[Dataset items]
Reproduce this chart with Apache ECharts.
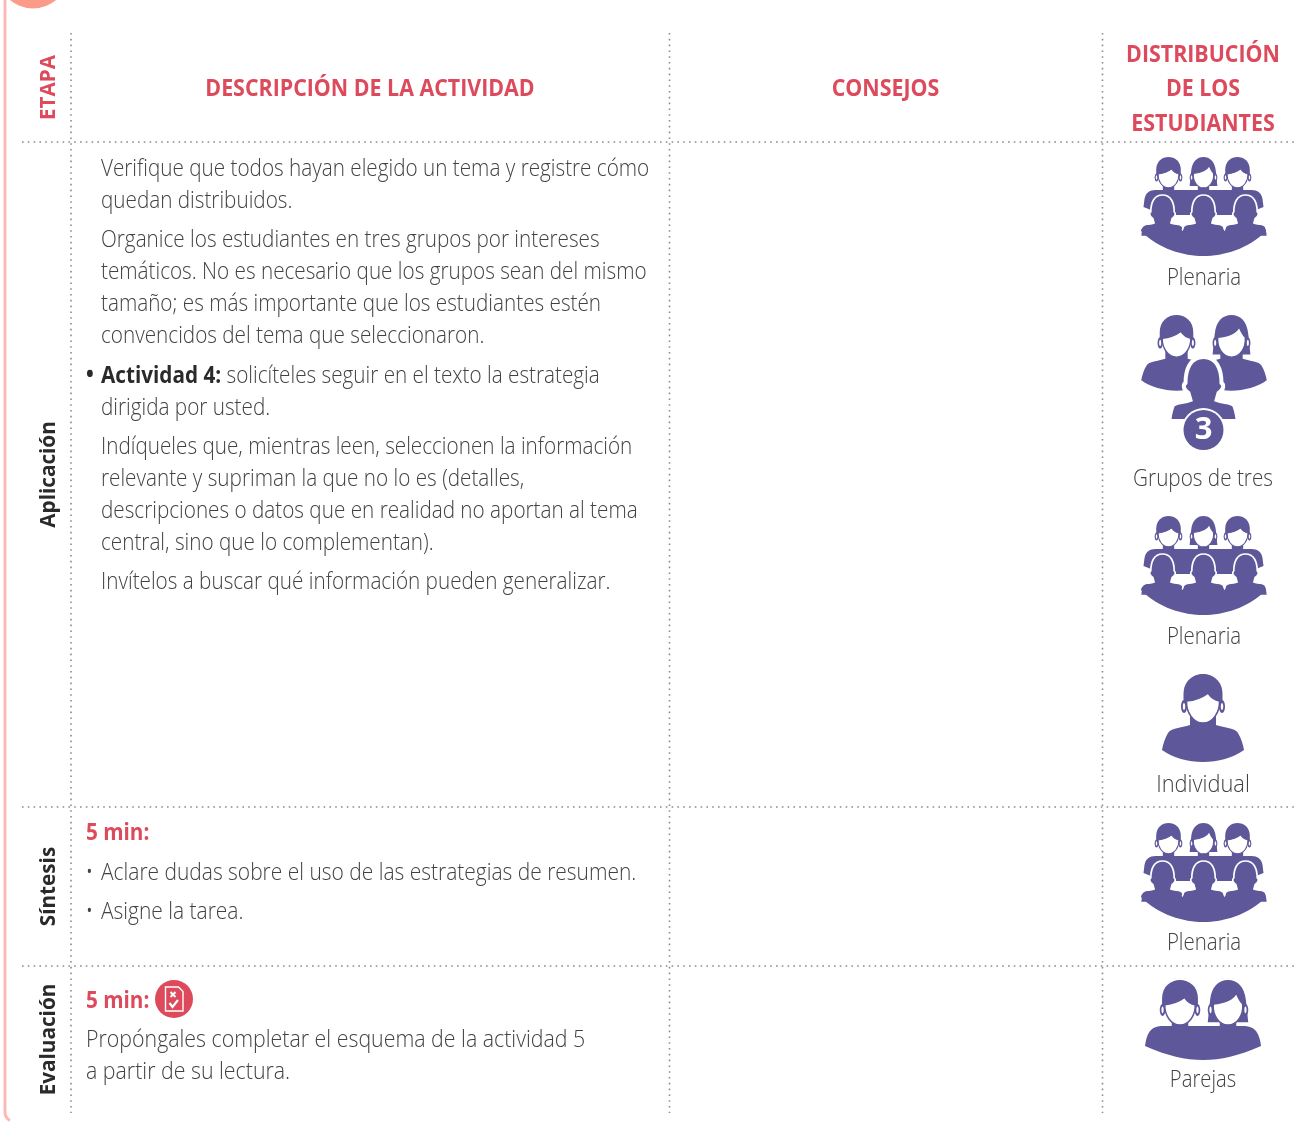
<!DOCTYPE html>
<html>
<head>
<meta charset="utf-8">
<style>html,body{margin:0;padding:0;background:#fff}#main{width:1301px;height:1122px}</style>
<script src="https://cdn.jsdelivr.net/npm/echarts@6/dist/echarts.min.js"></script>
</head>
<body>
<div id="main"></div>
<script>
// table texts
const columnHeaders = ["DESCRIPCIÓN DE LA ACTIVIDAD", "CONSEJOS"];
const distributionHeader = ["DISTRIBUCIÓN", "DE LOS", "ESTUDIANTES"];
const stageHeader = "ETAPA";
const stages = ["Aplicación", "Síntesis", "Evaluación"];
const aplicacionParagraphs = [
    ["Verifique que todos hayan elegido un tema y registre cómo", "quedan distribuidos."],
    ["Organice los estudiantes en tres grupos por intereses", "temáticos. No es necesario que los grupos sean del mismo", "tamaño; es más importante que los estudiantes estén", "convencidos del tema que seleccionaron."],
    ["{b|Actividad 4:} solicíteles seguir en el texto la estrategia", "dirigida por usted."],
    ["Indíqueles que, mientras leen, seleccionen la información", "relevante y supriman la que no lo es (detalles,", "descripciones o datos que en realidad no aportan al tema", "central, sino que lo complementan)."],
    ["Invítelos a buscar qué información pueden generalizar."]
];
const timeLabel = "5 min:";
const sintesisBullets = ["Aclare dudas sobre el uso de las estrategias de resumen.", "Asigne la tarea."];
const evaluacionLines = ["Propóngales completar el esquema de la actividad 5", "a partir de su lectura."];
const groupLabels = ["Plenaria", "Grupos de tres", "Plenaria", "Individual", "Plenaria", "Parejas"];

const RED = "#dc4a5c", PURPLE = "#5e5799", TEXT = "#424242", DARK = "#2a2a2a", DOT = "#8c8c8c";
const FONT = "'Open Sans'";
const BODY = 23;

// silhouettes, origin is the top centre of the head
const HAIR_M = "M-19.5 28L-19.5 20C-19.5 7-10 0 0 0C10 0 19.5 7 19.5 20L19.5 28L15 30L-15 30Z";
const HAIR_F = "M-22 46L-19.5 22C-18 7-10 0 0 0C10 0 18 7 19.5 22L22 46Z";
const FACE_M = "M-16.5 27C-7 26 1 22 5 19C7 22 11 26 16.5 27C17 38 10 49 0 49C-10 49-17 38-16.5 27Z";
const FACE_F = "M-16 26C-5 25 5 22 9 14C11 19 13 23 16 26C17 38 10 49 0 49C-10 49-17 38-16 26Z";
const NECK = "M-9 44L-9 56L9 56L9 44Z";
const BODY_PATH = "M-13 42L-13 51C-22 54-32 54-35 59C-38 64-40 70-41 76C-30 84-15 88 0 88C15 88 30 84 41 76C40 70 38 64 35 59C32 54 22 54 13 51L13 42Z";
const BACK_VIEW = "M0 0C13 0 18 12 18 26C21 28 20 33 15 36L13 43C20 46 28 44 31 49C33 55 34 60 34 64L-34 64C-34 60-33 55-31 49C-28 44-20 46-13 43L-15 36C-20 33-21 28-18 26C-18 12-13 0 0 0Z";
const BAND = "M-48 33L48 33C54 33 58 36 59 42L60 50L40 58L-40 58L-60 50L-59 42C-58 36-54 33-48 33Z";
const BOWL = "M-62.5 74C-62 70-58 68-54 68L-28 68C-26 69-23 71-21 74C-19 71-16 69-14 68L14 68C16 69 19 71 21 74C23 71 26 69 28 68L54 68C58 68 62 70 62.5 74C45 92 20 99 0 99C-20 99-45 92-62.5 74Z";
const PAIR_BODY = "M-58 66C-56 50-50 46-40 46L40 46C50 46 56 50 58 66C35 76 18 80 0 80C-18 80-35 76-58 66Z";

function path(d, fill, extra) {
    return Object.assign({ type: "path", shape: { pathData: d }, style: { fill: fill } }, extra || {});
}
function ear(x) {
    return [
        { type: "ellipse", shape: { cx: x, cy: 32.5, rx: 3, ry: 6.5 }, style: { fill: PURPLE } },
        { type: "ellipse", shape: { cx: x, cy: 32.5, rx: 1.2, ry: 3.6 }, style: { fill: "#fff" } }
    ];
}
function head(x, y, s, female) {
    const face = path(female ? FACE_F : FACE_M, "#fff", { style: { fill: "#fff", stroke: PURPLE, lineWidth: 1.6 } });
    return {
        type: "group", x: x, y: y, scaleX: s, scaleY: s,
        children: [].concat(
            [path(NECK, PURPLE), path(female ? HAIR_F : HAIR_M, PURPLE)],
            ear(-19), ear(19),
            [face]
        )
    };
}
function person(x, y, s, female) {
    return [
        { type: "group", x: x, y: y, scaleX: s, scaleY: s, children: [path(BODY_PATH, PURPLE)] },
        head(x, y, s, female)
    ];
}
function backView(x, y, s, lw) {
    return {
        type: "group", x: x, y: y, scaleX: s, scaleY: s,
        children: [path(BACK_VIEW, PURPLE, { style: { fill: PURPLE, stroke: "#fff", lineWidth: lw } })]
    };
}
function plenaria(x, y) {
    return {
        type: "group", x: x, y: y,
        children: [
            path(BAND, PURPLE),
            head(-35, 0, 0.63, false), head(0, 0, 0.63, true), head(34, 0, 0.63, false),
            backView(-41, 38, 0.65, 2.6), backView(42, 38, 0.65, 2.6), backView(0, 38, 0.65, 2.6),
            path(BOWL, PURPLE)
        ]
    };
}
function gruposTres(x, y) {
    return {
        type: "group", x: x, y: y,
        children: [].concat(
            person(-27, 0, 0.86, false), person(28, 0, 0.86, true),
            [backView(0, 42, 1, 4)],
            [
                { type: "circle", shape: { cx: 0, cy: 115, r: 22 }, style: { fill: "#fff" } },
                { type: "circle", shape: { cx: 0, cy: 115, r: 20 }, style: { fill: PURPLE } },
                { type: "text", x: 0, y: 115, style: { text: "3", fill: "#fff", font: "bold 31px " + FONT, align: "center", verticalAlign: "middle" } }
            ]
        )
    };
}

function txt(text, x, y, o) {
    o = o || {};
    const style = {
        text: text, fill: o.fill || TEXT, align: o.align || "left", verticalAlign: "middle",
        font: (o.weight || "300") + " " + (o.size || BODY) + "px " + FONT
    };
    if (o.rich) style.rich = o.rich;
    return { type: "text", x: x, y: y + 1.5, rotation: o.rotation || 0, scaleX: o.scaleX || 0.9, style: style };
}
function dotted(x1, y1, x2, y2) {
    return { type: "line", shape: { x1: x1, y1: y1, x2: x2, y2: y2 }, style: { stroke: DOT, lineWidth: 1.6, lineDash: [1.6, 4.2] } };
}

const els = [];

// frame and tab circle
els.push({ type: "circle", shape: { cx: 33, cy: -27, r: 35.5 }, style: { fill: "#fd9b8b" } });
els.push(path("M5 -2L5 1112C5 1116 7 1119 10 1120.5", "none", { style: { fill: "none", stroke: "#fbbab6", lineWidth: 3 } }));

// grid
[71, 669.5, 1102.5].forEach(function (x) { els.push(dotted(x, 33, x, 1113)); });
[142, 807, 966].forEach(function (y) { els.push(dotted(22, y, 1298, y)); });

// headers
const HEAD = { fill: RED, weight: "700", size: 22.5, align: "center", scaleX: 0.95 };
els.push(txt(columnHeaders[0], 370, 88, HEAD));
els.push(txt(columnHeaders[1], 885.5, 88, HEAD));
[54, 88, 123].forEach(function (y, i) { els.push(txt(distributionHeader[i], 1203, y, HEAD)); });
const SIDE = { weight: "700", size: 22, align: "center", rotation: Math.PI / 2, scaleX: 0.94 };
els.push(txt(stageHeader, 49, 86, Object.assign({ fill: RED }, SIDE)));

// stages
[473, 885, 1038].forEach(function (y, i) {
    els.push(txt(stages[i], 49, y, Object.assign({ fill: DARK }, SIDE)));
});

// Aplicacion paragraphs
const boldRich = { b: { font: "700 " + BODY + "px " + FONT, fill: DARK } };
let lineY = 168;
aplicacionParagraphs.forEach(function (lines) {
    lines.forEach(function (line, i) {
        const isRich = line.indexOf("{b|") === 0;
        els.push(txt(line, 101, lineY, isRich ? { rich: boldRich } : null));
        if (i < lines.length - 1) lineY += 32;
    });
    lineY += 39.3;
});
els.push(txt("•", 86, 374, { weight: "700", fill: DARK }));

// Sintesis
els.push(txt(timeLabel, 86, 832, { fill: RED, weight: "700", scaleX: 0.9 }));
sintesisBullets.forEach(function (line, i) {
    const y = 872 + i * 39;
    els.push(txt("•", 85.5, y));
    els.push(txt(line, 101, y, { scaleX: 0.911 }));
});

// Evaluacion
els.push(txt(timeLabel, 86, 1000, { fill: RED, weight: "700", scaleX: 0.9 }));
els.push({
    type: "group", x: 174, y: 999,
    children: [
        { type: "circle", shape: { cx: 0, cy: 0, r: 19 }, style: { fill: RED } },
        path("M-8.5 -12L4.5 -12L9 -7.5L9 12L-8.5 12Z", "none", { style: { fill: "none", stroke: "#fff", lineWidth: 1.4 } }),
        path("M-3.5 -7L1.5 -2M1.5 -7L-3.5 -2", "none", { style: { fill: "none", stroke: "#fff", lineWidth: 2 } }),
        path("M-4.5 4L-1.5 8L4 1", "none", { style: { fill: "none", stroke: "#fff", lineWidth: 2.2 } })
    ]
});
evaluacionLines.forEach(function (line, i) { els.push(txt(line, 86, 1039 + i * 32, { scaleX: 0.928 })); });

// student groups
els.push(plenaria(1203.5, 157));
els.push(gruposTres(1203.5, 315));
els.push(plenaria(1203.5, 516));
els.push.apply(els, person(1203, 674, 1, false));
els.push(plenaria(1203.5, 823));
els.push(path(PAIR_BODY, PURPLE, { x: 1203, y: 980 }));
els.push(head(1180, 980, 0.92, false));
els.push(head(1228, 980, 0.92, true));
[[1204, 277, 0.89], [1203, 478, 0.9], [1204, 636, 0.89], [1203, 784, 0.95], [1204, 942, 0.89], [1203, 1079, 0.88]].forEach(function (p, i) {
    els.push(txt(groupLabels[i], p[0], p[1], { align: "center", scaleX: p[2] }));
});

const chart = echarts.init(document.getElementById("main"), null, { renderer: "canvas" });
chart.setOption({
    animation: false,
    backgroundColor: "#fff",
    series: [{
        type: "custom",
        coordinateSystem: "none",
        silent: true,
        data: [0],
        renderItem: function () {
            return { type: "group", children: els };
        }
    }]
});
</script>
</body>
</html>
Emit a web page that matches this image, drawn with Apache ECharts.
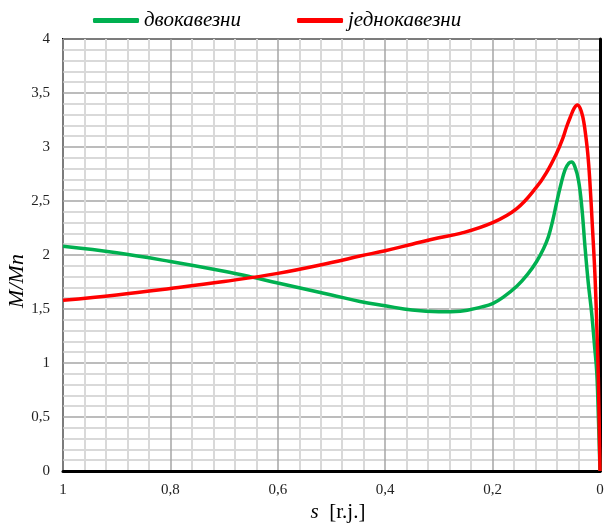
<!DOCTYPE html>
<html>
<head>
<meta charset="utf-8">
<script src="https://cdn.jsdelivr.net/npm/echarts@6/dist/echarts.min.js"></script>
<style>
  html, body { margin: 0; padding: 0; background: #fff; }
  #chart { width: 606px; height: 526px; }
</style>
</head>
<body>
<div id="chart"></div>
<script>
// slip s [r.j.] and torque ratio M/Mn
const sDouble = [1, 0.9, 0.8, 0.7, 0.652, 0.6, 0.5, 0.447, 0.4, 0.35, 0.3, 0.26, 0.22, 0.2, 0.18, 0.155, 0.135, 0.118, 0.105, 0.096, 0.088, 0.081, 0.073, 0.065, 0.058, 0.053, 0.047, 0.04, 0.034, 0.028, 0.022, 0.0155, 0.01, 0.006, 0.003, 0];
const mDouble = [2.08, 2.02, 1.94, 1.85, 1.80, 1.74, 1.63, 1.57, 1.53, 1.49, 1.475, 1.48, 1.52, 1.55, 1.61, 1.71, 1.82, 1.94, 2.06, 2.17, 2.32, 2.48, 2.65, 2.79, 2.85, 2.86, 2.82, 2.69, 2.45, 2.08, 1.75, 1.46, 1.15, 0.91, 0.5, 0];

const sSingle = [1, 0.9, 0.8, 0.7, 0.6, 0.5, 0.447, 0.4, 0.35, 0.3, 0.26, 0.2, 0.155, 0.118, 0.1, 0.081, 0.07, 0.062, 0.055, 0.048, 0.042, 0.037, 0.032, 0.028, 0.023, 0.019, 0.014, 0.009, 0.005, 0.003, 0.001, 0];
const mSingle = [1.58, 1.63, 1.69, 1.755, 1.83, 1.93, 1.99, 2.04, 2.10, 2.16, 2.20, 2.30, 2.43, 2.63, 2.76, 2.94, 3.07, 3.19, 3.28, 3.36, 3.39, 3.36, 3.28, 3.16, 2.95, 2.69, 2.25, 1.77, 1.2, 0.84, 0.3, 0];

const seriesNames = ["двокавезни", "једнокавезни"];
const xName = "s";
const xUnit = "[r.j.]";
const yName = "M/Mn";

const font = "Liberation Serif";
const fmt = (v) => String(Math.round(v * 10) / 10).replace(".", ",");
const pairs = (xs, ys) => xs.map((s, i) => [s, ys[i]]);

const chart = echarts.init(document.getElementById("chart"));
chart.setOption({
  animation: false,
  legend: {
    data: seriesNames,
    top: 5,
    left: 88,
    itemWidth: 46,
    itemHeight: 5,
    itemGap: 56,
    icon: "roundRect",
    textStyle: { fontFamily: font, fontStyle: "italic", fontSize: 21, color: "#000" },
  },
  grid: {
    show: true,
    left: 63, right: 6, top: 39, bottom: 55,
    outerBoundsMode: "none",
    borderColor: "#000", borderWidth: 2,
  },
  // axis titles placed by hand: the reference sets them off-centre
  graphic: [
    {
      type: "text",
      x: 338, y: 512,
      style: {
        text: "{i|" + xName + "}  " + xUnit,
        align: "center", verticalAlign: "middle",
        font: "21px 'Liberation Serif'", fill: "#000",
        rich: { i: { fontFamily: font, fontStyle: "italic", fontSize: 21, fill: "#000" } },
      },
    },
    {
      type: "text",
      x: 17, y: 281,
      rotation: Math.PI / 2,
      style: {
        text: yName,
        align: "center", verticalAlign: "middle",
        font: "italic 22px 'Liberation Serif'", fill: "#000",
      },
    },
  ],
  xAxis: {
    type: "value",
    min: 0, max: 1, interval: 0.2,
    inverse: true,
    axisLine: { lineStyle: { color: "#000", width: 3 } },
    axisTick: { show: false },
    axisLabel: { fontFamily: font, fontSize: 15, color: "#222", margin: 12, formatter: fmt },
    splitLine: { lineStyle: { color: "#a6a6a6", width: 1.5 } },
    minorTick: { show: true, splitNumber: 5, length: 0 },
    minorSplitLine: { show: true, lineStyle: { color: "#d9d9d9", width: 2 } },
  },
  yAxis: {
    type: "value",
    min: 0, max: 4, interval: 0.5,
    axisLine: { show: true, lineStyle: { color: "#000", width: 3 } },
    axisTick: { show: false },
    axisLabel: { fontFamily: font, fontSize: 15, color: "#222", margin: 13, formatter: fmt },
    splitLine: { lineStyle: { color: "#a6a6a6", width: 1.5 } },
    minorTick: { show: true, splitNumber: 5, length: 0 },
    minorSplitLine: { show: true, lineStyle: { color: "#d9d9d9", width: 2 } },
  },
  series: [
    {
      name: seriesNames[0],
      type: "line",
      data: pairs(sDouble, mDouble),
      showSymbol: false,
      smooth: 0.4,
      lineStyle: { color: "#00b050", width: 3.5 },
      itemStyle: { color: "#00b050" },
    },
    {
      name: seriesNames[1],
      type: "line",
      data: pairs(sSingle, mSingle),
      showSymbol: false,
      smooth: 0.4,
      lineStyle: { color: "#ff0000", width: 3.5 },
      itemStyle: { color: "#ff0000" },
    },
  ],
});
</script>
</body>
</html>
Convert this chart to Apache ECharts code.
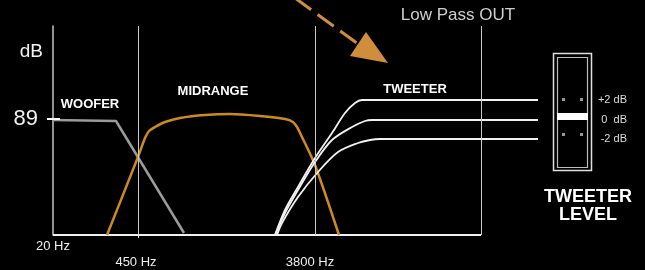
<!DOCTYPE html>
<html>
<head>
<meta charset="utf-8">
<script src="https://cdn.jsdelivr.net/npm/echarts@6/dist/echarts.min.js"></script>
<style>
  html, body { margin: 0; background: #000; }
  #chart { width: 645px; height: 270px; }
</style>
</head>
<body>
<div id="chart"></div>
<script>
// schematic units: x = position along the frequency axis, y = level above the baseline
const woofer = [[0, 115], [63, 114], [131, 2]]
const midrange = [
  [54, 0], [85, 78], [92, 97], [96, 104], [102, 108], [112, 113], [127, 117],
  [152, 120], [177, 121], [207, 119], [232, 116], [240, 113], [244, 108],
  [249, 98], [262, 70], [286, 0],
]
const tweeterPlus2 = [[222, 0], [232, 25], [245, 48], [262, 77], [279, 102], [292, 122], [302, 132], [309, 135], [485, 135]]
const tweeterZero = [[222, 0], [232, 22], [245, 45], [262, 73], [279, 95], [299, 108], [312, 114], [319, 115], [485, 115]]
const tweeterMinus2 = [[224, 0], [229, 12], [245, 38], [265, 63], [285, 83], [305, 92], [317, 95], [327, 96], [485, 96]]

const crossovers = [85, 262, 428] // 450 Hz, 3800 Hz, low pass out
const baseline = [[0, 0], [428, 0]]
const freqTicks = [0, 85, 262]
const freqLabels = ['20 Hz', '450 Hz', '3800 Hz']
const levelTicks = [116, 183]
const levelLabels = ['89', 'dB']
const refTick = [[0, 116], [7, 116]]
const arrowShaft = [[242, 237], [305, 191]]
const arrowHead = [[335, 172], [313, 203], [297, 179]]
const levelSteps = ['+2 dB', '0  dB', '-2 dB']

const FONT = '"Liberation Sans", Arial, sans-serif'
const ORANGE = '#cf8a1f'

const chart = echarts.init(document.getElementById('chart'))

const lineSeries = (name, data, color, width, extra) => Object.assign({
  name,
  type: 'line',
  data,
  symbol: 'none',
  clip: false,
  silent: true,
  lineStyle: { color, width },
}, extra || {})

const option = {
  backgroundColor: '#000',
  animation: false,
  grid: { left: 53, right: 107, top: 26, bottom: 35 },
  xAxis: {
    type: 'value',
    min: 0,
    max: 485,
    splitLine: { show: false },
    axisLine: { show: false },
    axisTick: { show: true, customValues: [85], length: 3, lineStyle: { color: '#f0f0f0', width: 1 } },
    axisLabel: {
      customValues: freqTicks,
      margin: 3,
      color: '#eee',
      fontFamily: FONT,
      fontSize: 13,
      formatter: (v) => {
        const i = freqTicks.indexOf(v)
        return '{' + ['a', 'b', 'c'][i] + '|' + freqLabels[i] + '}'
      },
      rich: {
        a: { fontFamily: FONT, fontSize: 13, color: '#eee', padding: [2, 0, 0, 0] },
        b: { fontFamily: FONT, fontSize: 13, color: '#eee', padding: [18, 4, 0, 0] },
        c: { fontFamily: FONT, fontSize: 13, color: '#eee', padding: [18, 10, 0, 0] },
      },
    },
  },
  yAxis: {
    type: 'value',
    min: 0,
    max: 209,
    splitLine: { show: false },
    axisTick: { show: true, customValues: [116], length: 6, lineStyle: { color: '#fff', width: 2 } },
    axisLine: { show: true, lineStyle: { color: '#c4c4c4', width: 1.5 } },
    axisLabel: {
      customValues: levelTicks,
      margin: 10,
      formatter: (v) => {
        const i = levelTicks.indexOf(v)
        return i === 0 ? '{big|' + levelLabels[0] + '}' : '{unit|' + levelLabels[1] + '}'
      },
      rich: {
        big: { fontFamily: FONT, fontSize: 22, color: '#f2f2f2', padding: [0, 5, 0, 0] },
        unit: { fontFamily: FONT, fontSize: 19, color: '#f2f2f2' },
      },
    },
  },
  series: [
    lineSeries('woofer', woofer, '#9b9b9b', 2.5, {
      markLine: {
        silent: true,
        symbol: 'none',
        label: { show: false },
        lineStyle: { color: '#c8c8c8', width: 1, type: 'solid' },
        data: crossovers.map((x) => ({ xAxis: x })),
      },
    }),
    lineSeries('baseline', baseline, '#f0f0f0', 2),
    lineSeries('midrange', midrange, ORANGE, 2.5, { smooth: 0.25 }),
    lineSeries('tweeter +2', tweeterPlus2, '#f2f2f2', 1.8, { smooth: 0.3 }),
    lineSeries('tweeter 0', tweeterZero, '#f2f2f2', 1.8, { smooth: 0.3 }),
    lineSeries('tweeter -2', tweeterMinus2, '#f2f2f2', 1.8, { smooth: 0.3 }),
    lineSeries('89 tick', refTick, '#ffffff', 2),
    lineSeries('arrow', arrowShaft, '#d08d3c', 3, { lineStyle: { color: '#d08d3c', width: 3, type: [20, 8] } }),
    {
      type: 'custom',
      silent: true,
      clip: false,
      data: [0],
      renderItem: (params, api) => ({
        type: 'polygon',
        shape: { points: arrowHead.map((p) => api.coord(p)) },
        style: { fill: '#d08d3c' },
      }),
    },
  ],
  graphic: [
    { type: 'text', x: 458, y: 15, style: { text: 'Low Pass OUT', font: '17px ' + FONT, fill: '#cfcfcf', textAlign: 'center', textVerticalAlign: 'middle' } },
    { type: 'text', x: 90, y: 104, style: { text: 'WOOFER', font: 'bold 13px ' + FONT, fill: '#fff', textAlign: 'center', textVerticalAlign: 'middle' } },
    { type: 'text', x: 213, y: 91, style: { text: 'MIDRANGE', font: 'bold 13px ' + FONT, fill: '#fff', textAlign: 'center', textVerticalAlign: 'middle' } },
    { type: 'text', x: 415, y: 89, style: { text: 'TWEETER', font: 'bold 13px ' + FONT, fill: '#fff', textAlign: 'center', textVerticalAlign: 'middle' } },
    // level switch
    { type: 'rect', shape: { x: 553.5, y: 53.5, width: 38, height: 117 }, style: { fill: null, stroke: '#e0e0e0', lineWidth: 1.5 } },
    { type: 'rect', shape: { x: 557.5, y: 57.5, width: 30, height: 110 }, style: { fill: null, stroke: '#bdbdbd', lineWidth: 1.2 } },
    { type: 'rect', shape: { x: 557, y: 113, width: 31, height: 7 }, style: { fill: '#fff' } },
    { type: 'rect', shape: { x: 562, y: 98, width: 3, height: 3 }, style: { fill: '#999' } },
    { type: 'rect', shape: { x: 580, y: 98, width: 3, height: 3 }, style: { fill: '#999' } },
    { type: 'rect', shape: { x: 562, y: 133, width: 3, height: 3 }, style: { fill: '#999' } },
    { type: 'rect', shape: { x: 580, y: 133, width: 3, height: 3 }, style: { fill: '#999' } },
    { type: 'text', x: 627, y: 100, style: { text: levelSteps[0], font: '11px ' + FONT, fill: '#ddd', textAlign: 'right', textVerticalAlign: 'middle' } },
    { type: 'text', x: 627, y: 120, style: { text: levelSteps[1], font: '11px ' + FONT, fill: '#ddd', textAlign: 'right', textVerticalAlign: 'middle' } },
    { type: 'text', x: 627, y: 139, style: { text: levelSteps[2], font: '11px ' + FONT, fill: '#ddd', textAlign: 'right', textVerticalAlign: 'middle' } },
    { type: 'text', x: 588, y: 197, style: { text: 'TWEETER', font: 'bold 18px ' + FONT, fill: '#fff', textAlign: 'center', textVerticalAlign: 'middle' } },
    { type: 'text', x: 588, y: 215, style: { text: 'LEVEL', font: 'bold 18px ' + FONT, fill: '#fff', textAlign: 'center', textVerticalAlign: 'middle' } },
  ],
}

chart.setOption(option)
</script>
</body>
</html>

What the task requires -
Report the number of lines above containing the word "this", with no other text.

Result below -
3